Questo fu il primo caso in cui si intervenne a livello psicologico sullo stato degli ostaggi, cercando di capire la loro reazione e le loro motivazioni. In seguito, quando ci sono stati casi simili, secondo l’FBI, nel circa il 30 % dei casi gli ostaggi hanno sviluppato la sindrome di Stoccolma. Anche se si parla anche di sindrome a doppio senso, ovvero che non sono solo gli ostaggi ad essere “vittime” della sindrome, ma i rapitori stessi possono sviluppare un legame con loro. Oggi la sindrome di Stoccolma viene associata alla sindrome da stress post-traumatico e può durare anche parecchi anni, senza però che sia nota una durata specifica. Come la sindrome da stress post-traumatico anche questa può essere trattata con farmaci e psicoterapia. Gli ostaggi con la sindrome possono presentare tra i sintomi più comuni disturbi del sonno, incubi, fobie, trasalimenti improvvisi, flashback e depressione.

I CASI – Una volta superato il trauma iniziale, la vittima per sopportare quella situazione estrema cerca di sopperire attraverso un isolamento e una “sottomissione” al suo carnefice. Nella storia si sono verificati molti casi, tra cui anche in Italia. Un esempio sono le due cooperanti della Ong Un ponte Simona Pari e Simona Torretta, che vennero rapite a Baghdad il 28 agosto del 2004. Nel loro caso la prigionia durò un mese, ma una volta libere annunciarono di voler tornare presto dove erano state rapite e ringraziarono i loro sequestratori.

Anche nel caso della cooperante milanese Silvia Romano liberata l’8 maggio 2020, le sue dichiarazioni sulla conversione all’Islam hanno fatto discutere. Infatti la volontaria ha dichiarato di essersi convertita liberamente all‘Islam, sebbene sia stata ostaggio del gruppo jihadista estremista islamico al-Shabaab in Somalia. Le fonti investigative hanno subito pensato che questo possa derivare da “una situazione psicologica legata al contesto in cui la ragazza ha vissuto in questi 18 mesi, non necessariamente destinata a durare nel tempo“. Anche se è una sindrome che non è mai stata accertata nè certificata.

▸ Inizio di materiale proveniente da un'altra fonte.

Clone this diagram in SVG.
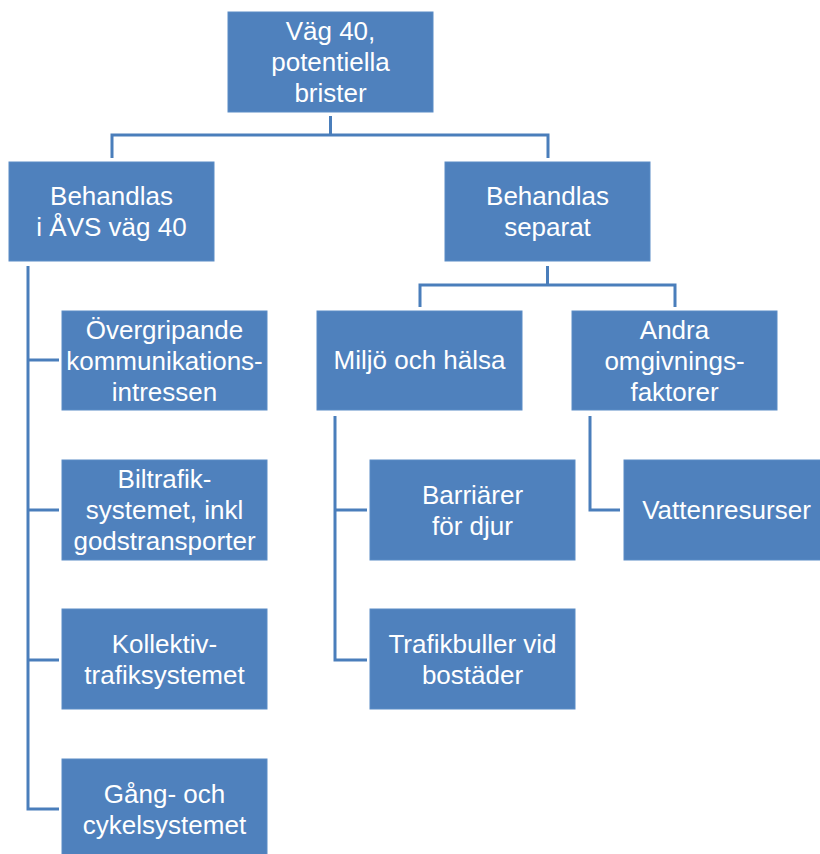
<svg xmlns="http://www.w3.org/2000/svg" width="820" height="854" viewBox="0 0 820 854">
<style>
.box{fill:#4F81BD;stroke:#5B8CC6;stroke-width:1}
.t{font-family:"Liberation Sans",Arial,sans-serif;font-size:26px;fill:#FFFFFF;text-anchor:middle}
.c{fill:none;stroke:#4A7EBB;stroke-width:3;stroke-linejoin:miter;stroke-linecap:butt}
</style>
<rect width="820" height="854" fill="#FFFFFF"/>
<g id="connectors">
<path class="c" d="M330.5,116 V135"/>
<path class="c" d="M112,158 V135 H548 V158"/>
<path class="c" d="M28,266 V809 H59"/>
<path class="c" d="M28,360 H59 M28,510 H59 M28,660 H59"/>
<path class="c" d="M547.5,266 V285"/>
<path class="c" d="M420,307 V285 H675 V307"/>
<path class="c" d="M335,416 V660 H367 M335,510 H367"/>
<path class="c" d="M590,416 V510 H620"/>
</g>
<g id="n_top">
<rect class="box" x="228" y="12" width="205" height="100"/>
<text class="t" x="330.5" y="40">Väg 40,</text>
<text class="t" x="330.5" y="71">potentiella</text>
<text class="t" x="330.5" y="102">brister</text>
</g>
<g id="n_avs">
<rect class="box" x="9" y="162" width="205" height="99"/>
<text class="t" x="111.5" y="205">Behandlas</text>
<text class="t" x="111.5" y="236">i ÅVS väg 40</text>
</g>
<g id="n_separat">
<rect class="box" x="445" y="162" width="205" height="99"/>
<text class="t" x="547.5" y="205">Behandlas</text>
<text class="t" x="547.5" y="236">separat</text>
</g>
<g id="n_overgripande">
<rect class="box" x="62" y="311" width="205" height="99"/>
<text class="t" x="164.5" y="339">Övergripande</text>
<text class="t" x="164.5" y="370">kommunikations-</text>
<text class="t" x="164.5" y="401">intressen</text>
</g>
<g id="n_biltrafik">
<rect class="box" x="62" y="460" width="205" height="100"/>
<text class="t" x="164.5" y="488">Biltrafik-</text>
<text class="t" x="164.5" y="519">systemet, inkl</text>
<text class="t" x="164.5" y="550">godstransporter</text>
</g>
<g id="n_kollektiv">
<rect class="box" x="62" y="609" width="205" height="100"/>
<text class="t" x="164.5" y="653">Kollektiv-</text>
<text class="t" x="164.5" y="684">trafiksystemet</text>
</g>
<g id="n_gang">
<rect class="box" x="62" y="759" width="205" height="100"/>
<text class="t" x="164.5" y="803">Gång- och</text>
<text class="t" x="164.5" y="834">cykelsystemet</text>
</g>
<g id="n_miljo">
<rect class="box" x="317" y="311" width="205" height="99"/>
<text class="t" x="419.5" y="369">Miljö och hälsa</text>
</g>
<g id="n_andra">
<rect class="box" x="572" y="311" width="205" height="99"/>
<text class="t" x="674.5" y="339">Andra</text>
<text class="t" x="674.5" y="370">omgivnings-</text>
<text class="t" x="674.5" y="401">faktorer</text>
</g>
<g id="n_barriarer">
<rect class="box" x="370" y="460" width="205" height="100"/>
<text class="t" x="472.5" y="504">Barriärer</text>
<text class="t" x="472.5" y="535">för djur</text>
</g>
<g id="n_trafikbuller">
<rect class="box" x="370" y="609" width="205" height="100"/>
<text class="t" x="472.5" y="653">Trafikbuller vid</text>
<text class="t" x="472.5" y="684">bostäder</text>
</g>
<g id="n_vatten">
<rect class="box" x="624" y="460" width="205" height="100"/>
<text class="t" x="726.5" y="519">Vattenresurser</text>
</g>
</svg>
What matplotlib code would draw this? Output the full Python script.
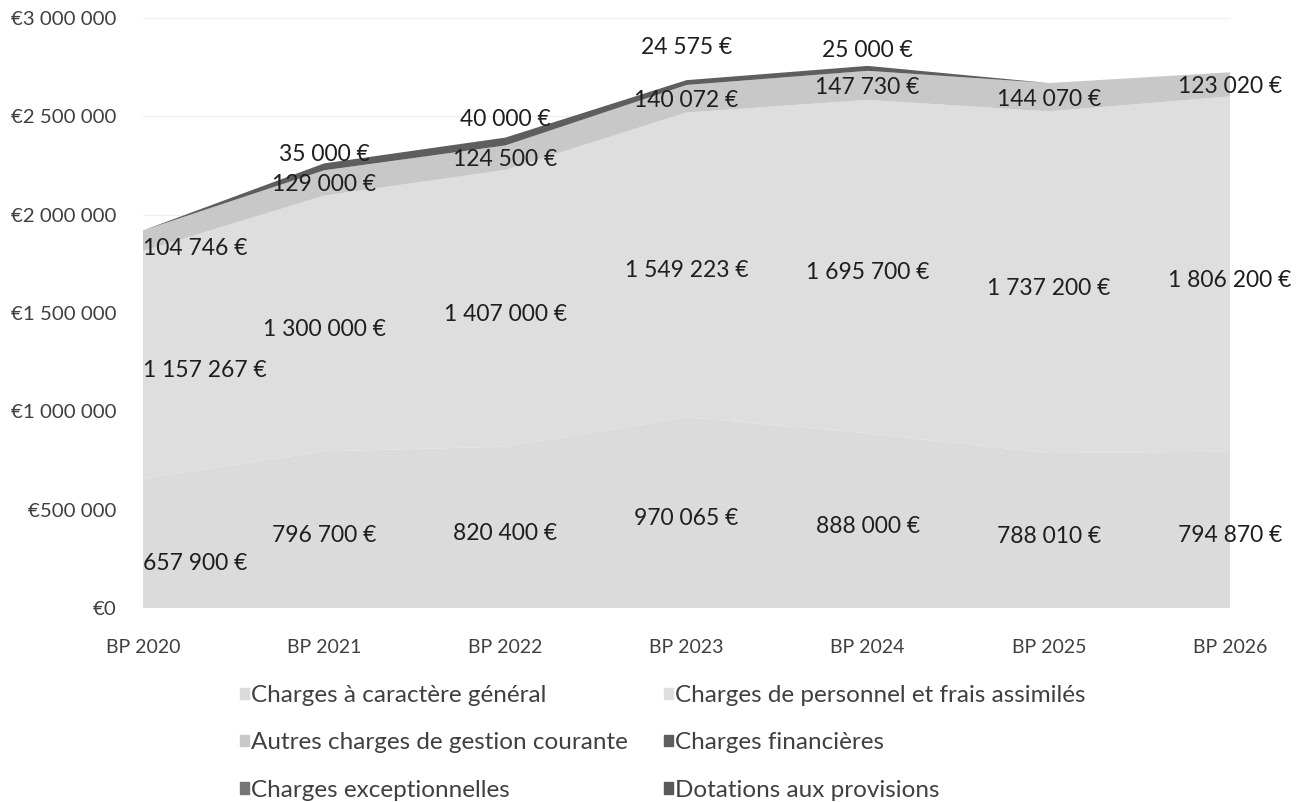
import matplotlib.pyplot as plt
from matplotlib.patches import Patch
from matplotlib.ticker import FuncFormatter

plt.rcParams['font.family'] = ['Lato', 'DejaVu Sans']

# données
years = ['BP 2020', 'BP 2021', 'BP 2022', 'BP 2023', 'BP 2024', 'BP 2025', 'BP 2026']
generales = [657900, 796700, 820400, 970065, 888000, 788010, 794870]
personnel = [1157267, 1300000, 1407000, 1549223, 1695700, 1737200, 1806200]
autres = [104746, 129000, 124500, 140072, 147730, 144070, 123020]
financieres = [0, 35000, 40000, 24575, 25000, 0, 0]
exceptionnelles = [0, 0, 0, 0, 0, 0, 0]
dotations = [0, 0, 0, 0, 0, 0, 0]

names = ['Charges à caractère général', 'Charges de personnel et frais assimilés',
         'Autres charges de gestion courante', 'Charges financières',
         'Charges exceptionnelles', 'Dotations aux provisions']
colors = ['#dbdbdb', '#dedede', '#c8c8c8', '#5e5e5e', '#767676', '#595959']

# décalage vertical (px) des étiquettes "charges financières"
fin_dy = [0, 11, 20, 35, 17, 0, 0]


def euro(v):
    return f'{v:,.0f}'.replace(',', ' ') + ' €'


fig = plt.figure(figsize=(13.12, 8.02), dpi=100)
ax = fig.add_axes([143 / 1312, 1 - 608 / 802, (1230 - 143) / 1312, 590 / 802])

x = list(range(len(years)))
series = [generales, personnel, autres, financieres, exceptionnelles, dotations]
ax.stackplot(x, *series, colors=colors, linewidth=0, zorder=2)

ax.set_xlim(0, 6)
ax.set_ylim(0, 3000000)
ax.set_yticks(range(0, 3000001, 500000))
ax.yaxis.set_major_formatter(FuncFormatter(lambda v, p: '€' + f'{v:,.0f}'.replace(',', ' ')))
ax.set_xticks(x)
ax.set_xticklabels(years)
ax.tick_params(length=0, labelcolor='#404040')
ax.tick_params(axis='x', pad=22, labelsize=14)
ax.tick_params(axis='y', pad=19, labelsize=14.7)
ax.grid(axis='y', color='#f0f0f0', lw=1, zorder=0)
for s in ax.spines.values():
    s.set_visible(False)

# étiquettes
def put(i, y, txt, dy=-6):
    ha = 'left' if i == 0 else 'center'
    ax.annotate(txt, (i, y), xytext=(0, dy * 0.72), textcoords='offset points',
                ha=ha, va='center', fontsize=16.5, color='#1e1e1e', zorder=5)

for i in x:
    b = 0
    for k, s in enumerate(series[:3]):
        dy = -6 if k < 2 else -2
        if i == 0 and k == 0:
            dy = -20
        if i == 0 and k == 2:
            dy = -8
        put(i, b + s[i] / 2, euro(s[i]), dy=dy)
        b += s[i]
    if financieres[i] > 0:
        put(i, b + financieres[i], euro(financieres[i]), dy=fin_dy[i] - 2)

# légende
handles = [Patch(color=c) for c in colors]
order = [0, 2, 4, 1, 3, 5]
fig.legend([handles[j] for j in order], [names[j] for j in order],
           loc='upper left', bbox_to_anchor=(228 / 1312, 1 - 673 / 802),
           ncol=2, frameon=False, fontsize=17.5, labelcolor='#404040',
           handlelength=0.35, handleheight=0.35, handletextpad=0.1,
           labelspacing=1.08, columnspacing=1.5, borderpad=0)

fig.savefig('out.png', dpi=100)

Ma uno dei casi più famosi al mondo è sicuramente quello di Natascha Kampusch, la quale ha vissuto segregata col suo rapitore dal marzo 1998 al 23 agosto 2006, giorno in cui è scappata. Ha testimoniato di avere avuto più volte la possibilità di scappare, ma ha preferito restare col rapitore. Il motivo della fuga, infatti, non è stato un desiderio di libertà, ma un litigio col rapitore stesso. Agli investigatori e agli psicologi che si erano presi cura di lei aveva confessato che non si sentiva privata di niente e che era dispiaciuta della morte del carnefice, il quale si era suicidato quando lei è scappata. La ragazza, però, ha sempre negato di aver sofferto della sindrome di Stoccolma.